5.4 Ablation Analysis

We also analyze the error introduced by the different components within the hybrid model. We do this by introducing, one-by-one, the ground truth values for a particular component instead of the predicted values. The results of this are shown in Table 4. We can see that introducing the ground-truth for whether an object moved provides the biggest increase in performance, implying that the hybrid model loses a lot of accuracy when predicting whether an object moved. Conversely, we can also see that the Action Type and Acted Object models introduce relatively small amounts of error, suggesting they correctly model the ground truth.

6 Conclusion

We have proposed a new task that combines scene understanding with anticipation of future scene states. We argue that this type of “physical intelligence” is a key competence of an agent that is interacting with an environment and tries to evaluate different alternatives. In contrast to prior work on quantitative predictions of future states, here, we focus on a qualitative prediction that describes the outcome for a certain object with a natural language utterance.

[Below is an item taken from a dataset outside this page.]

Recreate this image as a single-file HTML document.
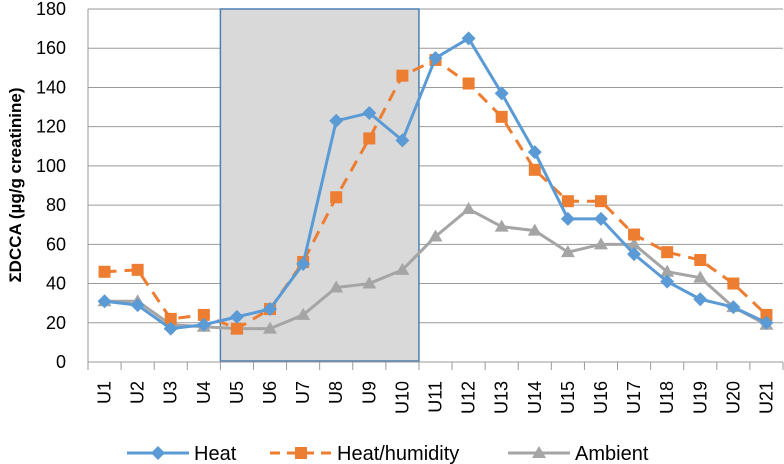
<!DOCTYPE html>
<html><head><meta charset="utf-8"><style>
body{margin:0;background:#fff}
svg{display:block;font-family:"Liberation Sans",sans-serif}
</style></head><body>
<svg id="c" width="784" height="464"></svg>
<script>
const categories=["U1","U2","U3","U4","U5","U6","U7","U8","U9","U10","U11","U12","U13","U14","U15","U16","U17","U18","U19","U20","U21"];
const heat=[31,29,17,19,23,27,50,123,127,113,155,165,137,107,73,73,55,41,32,28,20];
const heatHumidity=[46,47,22,24,17,27,51,84,114,146,154,142,125,98,82,82,65,56,52,40,24];
const ambient=[31,31,19,18,17,17,24,38,40,47,64,78,69,67,56,60,60,46,43,28,19];
const yTicks=[0,20,40,60,80,100,120,140,160,180];
const shadeRange=[4,10];
const NS="http://www.w3.org/2000/svg";
const svg=document.getElementById('c');
const X0=88,X1=783,Y0=362,Y1=9;
const bw=(X1-X0)/categories.length;
const x=i=>X0+bw*(i+0.5);
const y=v=>Y0-(v/180)*(Y0-Y1);
function mk(t,a,p){const e=document.createElementNS(NS,t);for(const k in a)e.setAttribute(k,a[k]);(p||svg).appendChild(e);return e;}
yTicks.forEach(v=>{
 const g=mk('line',{x1:X0,x2:X1,y1:y(v),y2:y(v),stroke:'#9a9a9a','stroke-width':1});
 
 
 const t=mk('text',{x:66,y:y(v)+6,'text-anchor':'end','font-size':18,fill:'#000'});
 t.textContent=v;
 
 
});
const sh=mk('rect',{x:X0+bw*shadeRange[0],y:y(180),width:bw*(shadeRange[1]-shadeRange[0]),height:y(0)-y(180)-1,fill:'#d9d9d9',stroke:'#4f7fb0','stroke-width':1.5});


const ya=mk('line',{x1:X0,x2:X0,y1:Y1,y2:Y0,stroke:'#9a9a9a'});


const xa=mk('line',{x1:X0,x2:X1,y1:Y0,y2:Y0,stroke:'#9a9a9a'});


for(let i=0;i<=categories.length;i++){
 const tk=mk('line',{x1:X0+bw*i,x2:X0+bw*i,y1:Y0,y2:Y0+8,stroke:'#9a9a9a'});
 
 
}
categories.forEach((c,i)=>{
 const t=mk('text',{x:0,y:0,'text-anchor':'end','font-size':18,fill:'#000',transform:`translate(${x(i)+6},381) rotate(-90)`});
 t.textContent=c;
 
 
});
const yt=mk('text',{x:0,y:0,'text-anchor':'middle','font-size':17,'font-weight':'bold',fill:'#000',transform:`translate(21,185) rotate(-90)`});
yt.textContent='ΣDCCA (µg/g creatinine)';


function marker(type,cx,cy,color,p){
 let e;
 if(type==='d')e=mk('polygon',{points:`${cx},${cy-7} ${cx+7},${cy} ${cx},${cy+7} ${cx-7},${cy}`,fill:color},p);
 else if(type==='s')e=mk('rect',{x:cx-6,y:cy-6,width:12,height:12,fill:color},p);
 else e=mk('polygon',{points:`${cx},${cy-7} ${cx+7},${cy+5} ${cx-7},${cy+5}`,fill:color},p);
 return e;
}
const series=[
 {name:'ambient',data:ambient,color:'#a5a5a5',dash:'',m:'t'},
 {name:'heat-humidity',data:heatHumidity,color:'#ed7d31',dash:'12,8',m:'s'},
 {name:'heat',data:heat,color:'#5b9bd5',dash:'',m:'d'}
];
series.forEach(s=>{
 const g=mk('g',{});
 
 
 const pl=mk('polyline',{points:s.data.map((v,i)=>x(i)+','+y(v)).join(' '),fill:'none',stroke:s.color,'stroke-width':3,'stroke-dasharray':s.dash,'stroke-linejoin':'round'},g);
 
 
 s.data.forEach((v,i)=>{
  const m=marker(s.m,x(i),y(v),s.color,g);
  
  
 });
});
const legend=[['Heat','#5b9bd5','','d',127],['Heat/humidity','#ed7d31','10,7','s',270],['Ambient','#a5a5a5','','t',508]];
legend.forEach(l=>{
 const g=mk('g',{});
 
 
 mk('line',{x1:l[4],x2:l[4]+62,y1:453,y2:453,stroke:l[1],'stroke-width':3,'stroke-dasharray':l[2]},g);
 marker(l[3],l[4]+31,453,l[1],g);
 const t=mk('text',{x:l[4]+67,y:460,'font-size':20,fill:'#000'},g);
 t.textContent=l[0];
});
</script>
</body></html>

Owing to such a formulation, we can train and evaluate our agent on long-term future anticipation, where the model can easily ignore irrelevant details of the scene or the interactions. This contrasts with future frame synthesis where all the details have to be correctly modeled.

Due to the lack of suitable datasets, we introduced the first dataset and an evaluation protocol for this challenging task. Our proposed model is the first that combines a question answering architecture with a physics engine and verbalizes different outcomes dependent on the visual and language input. In particular, our hybrid model outperforms a purely data-driven Deep Learning baseline. We believe that such hybrid models that combine a complex simulation engine with data-driven components represent an exciting avenue for further research as they allow for generalization, scalability and improved performance in challenging scenarios with a high combinatorial complexity.